Plus, it’s the tallest friggen mountain on earth. It’s not supposed to be easy to get there. If it was it’d be Disney World.

For my return journey since I wasn’t able to influence much, I basically had two options. Sit there and do nothing and try to enjoy myself or sit there and do nothing and worry myself into an ulcer. I oscillated between the two but certainly spent more time in the worry circle. Now, to cut myself some slack, I was alone which means I’m alone with my thoughts, I’ve never dealt with that level of travel uncertainty, and there was a lot riding on getting to Kathmandu.

I came to the realization last night that I wasn’t going about this situation I had no control over in the right way as I lay in bed.
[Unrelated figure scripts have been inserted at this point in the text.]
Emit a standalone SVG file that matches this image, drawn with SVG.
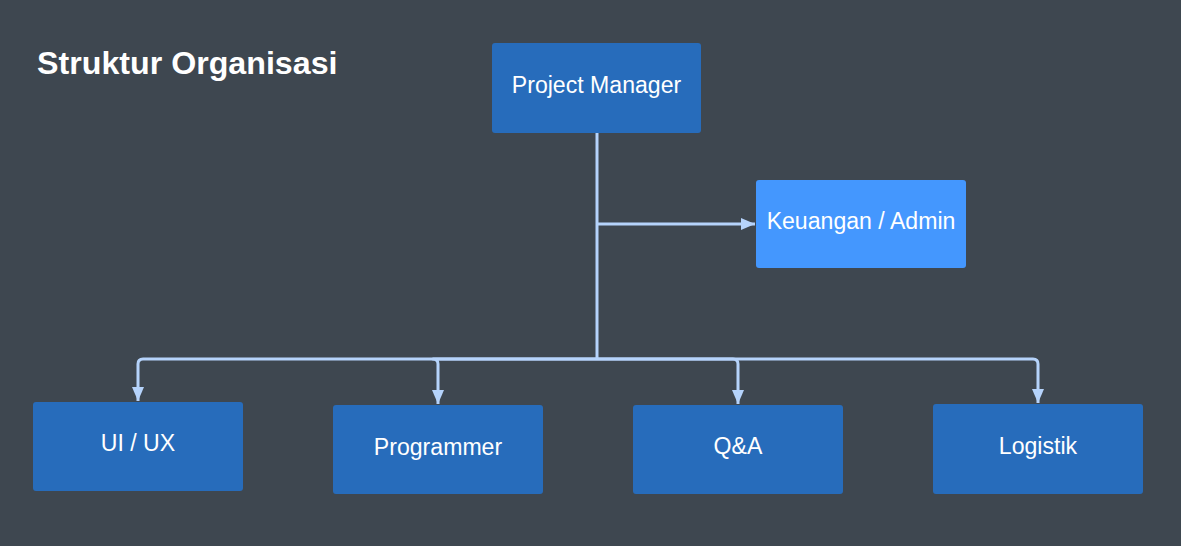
<svg xmlns="http://www.w3.org/2000/svg" width="1181" height="546" viewBox="0 0 1181 546">
<style>
.node{fill:#276cbb}
.light{fill:#4497fe}
.lbl{font-family:"Liberation Sans",Arial,sans-serif;font-size:23.1px;fill:#ffffff;text-anchor:middle}
.conn{fill:none;stroke:#b5d3fb;stroke-width:3;stroke-linejoin:round}
</style>
<defs>
<marker id="arr" viewBox="0 0 14 12" refX="14" refY="6" markerWidth="14" markerHeight="12" markerUnits="userSpaceOnUse" orient="auto">
<path d="M0,0 L14,6 L0,12 Z" fill="#b5d3fb"/>
</marker>
</defs>
<rect width="1181" height="546" fill="#3e4750"/>
<text x="37" y="73.5" font-family="Liberation Sans,Arial,sans-serif" font-weight="bold" font-size="32.2" fill="#ffffff">Struktur Organisasi</text>
<g id="connectors">
<path class="conn" d="M597,133 V359"/>
<path class="conn" d="M597,224 H755" marker-end="url(#arr)"/>
<path class="conn" d="M597,359 H143 Q138,359 138,364 V401" marker-end="url(#arr)"/>
<path class="conn" d="M597,359 H433 Q438,359 438,364 V404" marker-end="url(#arr)"/>
<path class="conn" d="M597,359 H733 Q738,359 738,364 V404" marker-end="url(#arr)"/>
<path class="conn" d="M597,359 H1033 Q1038,359 1038,364 V403" marker-end="url(#arr)"/>
</g>
<g id="pm"><rect class="node" x="492" y="43" width="209" height="90" rx="3"/><text class="lbl" x="596.5" y="92.5">Project Manager</text></g>
<g id="keuangan"><rect class="light" x="756" y="180" width="210" height="88" rx="3"/><text class="lbl" x="861" y="228.5">Keuangan / Admin</text></g>
<g id="uiux"><rect class="node" x="33" y="402" width="210" height="89" rx="3"/><text class="lbl" x="138" y="450.5">UI / UX</text></g>
<g id="programmer"><rect class="node" x="333" y="405" width="210" height="89" rx="3"/><text class="lbl" x="438" y="454.5">Programmer</text></g>
<g id="qa"><rect class="node" x="633" y="405" width="210" height="89" rx="3"/><text class="lbl" x="738" y="453.5">Q&amp;A</text></g>
<g id="logistik"><rect class="node" x="933" y="404" width="210" height="90" rx="3"/><text class="lbl" x="1038" y="453.5">Logistik</text></g>
</svg>
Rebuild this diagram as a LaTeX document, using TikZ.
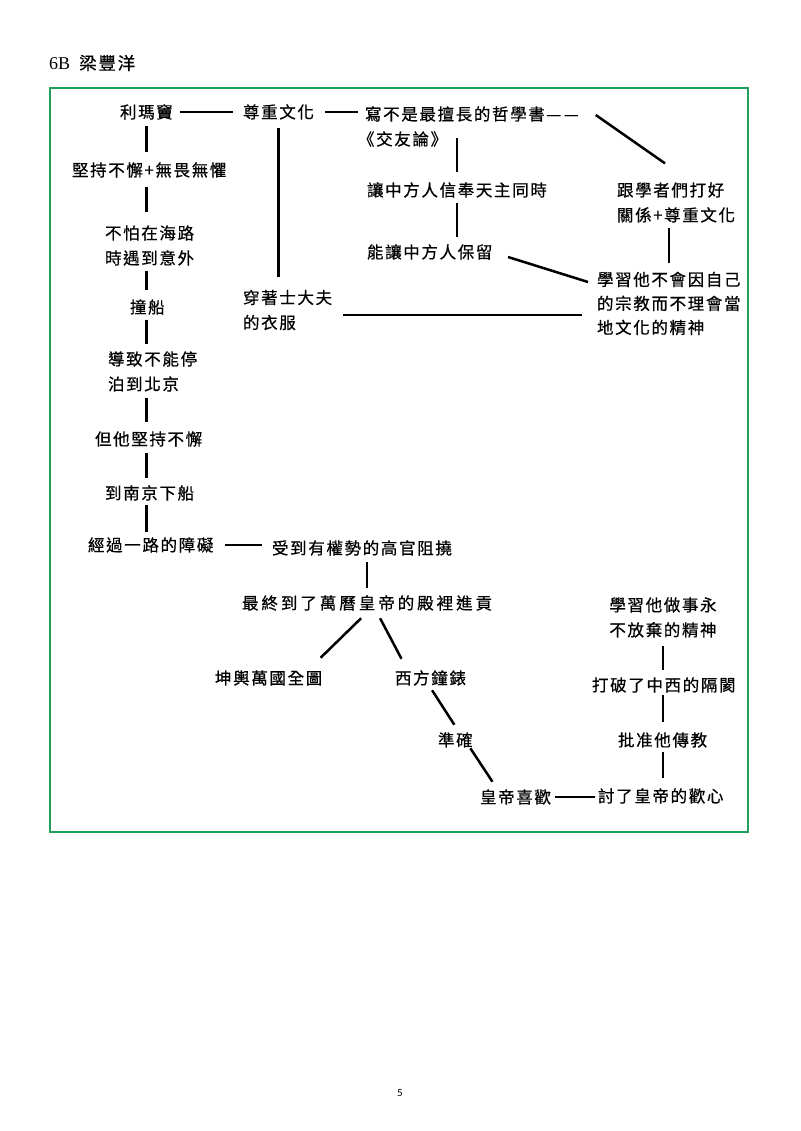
\documentclass[tikz,border=0pt]{standalone}
\usepackage{fontspec}
\newfontfamily\cjk[LetterSpace=10, FakeBold=0.6]{Noto Sans CJK TC}
\newfontfamily\cjkwide[LetterSpace=18, FakeBold=0.6]{Noto Sans CJK TC}
\newfontfamily\tnr{Liberation Serif}
\newfontfamily\pgnfont{Carlito}
\usetikzlibrary{calc}
\definecolor{framegreen}{RGB}{30,160,90}
\begin{document}
\begin{tikzpicture}[x=1pt,y=-1pt,
  multi/.style={inner sep=0pt, outer sep=0pt, font=\cjk\fontsize{16.5}{25}\selectfont, align=left},
  one/.style={multi, text height=12.5pt, text depth=0pt},
  link/.style={line width=2.5pt, black}]
\useasboundingbox[fill=white] (0,0) rectangle (800,1131);
\draw[framegreen, line width=2.5pt] (50,88) rectangle (748,832);
% title and page number
\node[anchor=west, inner sep=0pt] (title) at (49,63) {\tnr\fontsize{18}{20}\selectfont 6B\hspace{9pt}{\cjk\fontsize{17.5}{20}\selectfont 梁豐洋}};
\node[inner sep=0pt] (pg) at (400,1093) {\pgnfont\fontsize{11}{12}\selectfont 5};
% left column
\node[one, anchor=west] (lmd) at (120,112) {利瑪竇};
\node[one, anchor=west] (jc) at (72,170) {堅持不懈+無畏無懼};
\node[multi, anchor=west] (bp) at (105,245.5) {不怕在海路\\時遇到意外};
\node[one, anchor=west] (zc) at (130,307) {撞船};
\node[multi, anchor=west] (dz) at (108,371.5) {導致不能停\\泊到北京};
\node[one, anchor=west] (dt) at (95,439) {但他堅持不懈};
\node[one, anchor=west] (dn) at (105,493) {到南京下船};
\node[one, anchor=west] (jg) at (88,545) {經過一路的障礙};
\node[one, anchor=west] (sd) at (272,548) {受到有權勢的高官阻撓};
\node[one, anchor=west, font=\cjkwide\fontsize{16.5}{25}\selectfont] (zz) at (242,603) {最終到了萬曆皇帝的殿裡進貢};
\node[one, anchor=west] (ky) at (215,678) {坤輿萬國全圖};
\node[one, anchor=west] (xf) at (395,678) {西方鐘錶};
\node[one, anchor=west] (zq) at (438,740) {準確};
\node[one, anchor=west] (hx) at (480,797) {皇帝喜歡};
\node[one, anchor=west] (tl) at (598,796) {討了皇帝的歡心};
\node[one, anchor=west] (pz) at (618,740) {批准他傳教};
\node[one, anchor=west] (dp) at (592,685) {打破了中西的隔閡};
\node[multi] (xx) at (663,617.5) {學習他做事永\\不放棄的精神};
% top area
\node[one, anchor=west] (zwh) at (243,112) {尊重文化};
\node[multi, anchor=west] (xie) at (365,126.5) {寫不是最擅長的哲學書—\,—\\\hspace*{-7pt}《交友論》};
\node[multi, anchor=west] (cz) at (243,310) {穿著士大夫\\的衣服};
\node[one, anchor=west] (rz) at (367,190) {讓中方人信奉天主同時};
\node[one, anchor=west] (nr) at (367,252) {能讓中方人保留};
\node[multi, anchor=west] (gx) at (617,202.5) {跟學者們打好\\關係+尊重文化};
\node[multi, anchor=west, font=\cjk\fontsize{16.5}{24}\selectfont] (xs) at (597,303.5) {學習他不會因自己\\的宗教而不理會當\\地文化的精神};
% connectors top
\draw[link, shorten <=7pt, shorten >=10pt] (lmd.east) -- (zwh.west);
\draw[link, shorten <=11pt, shorten >=7pt] (zwh.east) -- (zwh.east -| xie.west);
\draw[link] ($(xie.east)+(17,-11.5)$) -- ($(gx.north)+(-11,-19)$);
\draw[link, shorten <=10pt, shorten >=13pt] (zwh.south) -- (zwh.south |- cz.north);
\draw[link, shorten <=12pt, shorten >=-9pt] (rz.north) -- (rz.north |- xie.south);
\draw[link, shorten <=7pt, shorten >=9pt] (rz.south) -- (rz.south |- nr.north);
\draw[link] ($(nr.east)+(15.6,5)$) -- ($(xs.west)+(-9,-21.5)$);
\draw[link, shorten <=9pt, shorten >=5pt] (xs.north) -- (xs.north |- gx.south);
\draw[link, shorten >=15pt] (cz.east) ++(11,5) coordinate (h3s) -- (h3s -| xs.west);
% connectors left column
\draw[link, shorten <=8pt, shorten >=12pt] (lmd.south) -- (lmd.south |- jc.north);
\draw[link, shorten <=11pt, shorten >=13pt] (jc.south -| lmd.south) -- (bp.north -| lmd.south);
\draw[link, shorten <=5pt, shorten >=11pt] (bp.south -| lmd.south) -- (zc.north -| lmd.south);
\draw[link, shorten <=7pt, shorten >=7pt] (zc.south -| lmd.south) -- (dz.north -| lmd.south);
\draw[link, shorten <=6pt, shorten >=11pt] (dz.south -| lmd.south) -- (dt.north -| lmd.south);
\draw[link, shorten <=8pt, shorten >=9pt] (dt.south -| lmd.south) -- (dn.north -| lmd.south);
\draw[link, shorten <=6pt, shorten >=7pt] (dn.south -| lmd.south) -- (jg.north -| lmd.south);
% lower part
\draw[link, shorten <=11.5pt, shorten >=10pt] (jg.east) -- (jg.east -| sd.west);
\draw[link, shorten <=8pt, shorten >=9pt] (zz.north |- sd.south) -- (zz.north);
\draw[link] ($(zz.south)+(-6,9)$) -- ($(ky.north)+(52,-14)$);
\draw[link] ($(zz.south)+(13,9)$) -- ($(xf.north)+(-29,-13)$);
\draw[link] ($(xf.south)+(1.6,6)$) -- ($(zq.north)+(-1,-9)$);
\draw[link] ($(zq.south)+(15,2)$) -- ($(hx.north)+(-23,-9)$);
\draw[link, shorten <=4pt, shorten >=3pt] (hx.east) -- (hx.east -| tl.west);
\draw[link, shorten <=12pt, shorten >=6pt] (tl.north -| xx.south) -- (pz.south -| xx.south);
\draw[link, shorten <=12pt, shorten >=4pt] (pz.north -| xx.south) -- (dp.south -| xx.south);
\draw[link, shorten <=9pt, shorten >=8pt] (dp.north -| xx.south) -- (xx.south);
\end{tikzpicture}
\end{document}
I was alone in bed very early while listening to the sounds of music and partying for the Diwali/Tihar festival. Since I had no control over the situation I could just as easily have been partying it up enjoying a once in a lifetime opportunity to celebrate with locals in Nepal as lie in bed helpless.

OK maybe not just as easily, but conceptually I could have. I wish I could tell you I hopped out of bed, drank some Nepali rum, and cut a rug with the locals, but at least I knew I should and could have regardless of the situation. I was pretty tired. I just hiked for two weeks straight at high altitude and I was alone and I’m awkward. I can only hope the lesson sticks for next time to try to compartmentalize what I can and can’t control and when I can’t to worry just a little bit less and try to enjoy myself a little bit more.

And I made my flight. I was always going to make my flight. And even if I wasn’t why wouldn’t I think that I would until proven otherwise rather than the other way around?

So was it all worth it?

Of course. Every second. Thank you Nepal.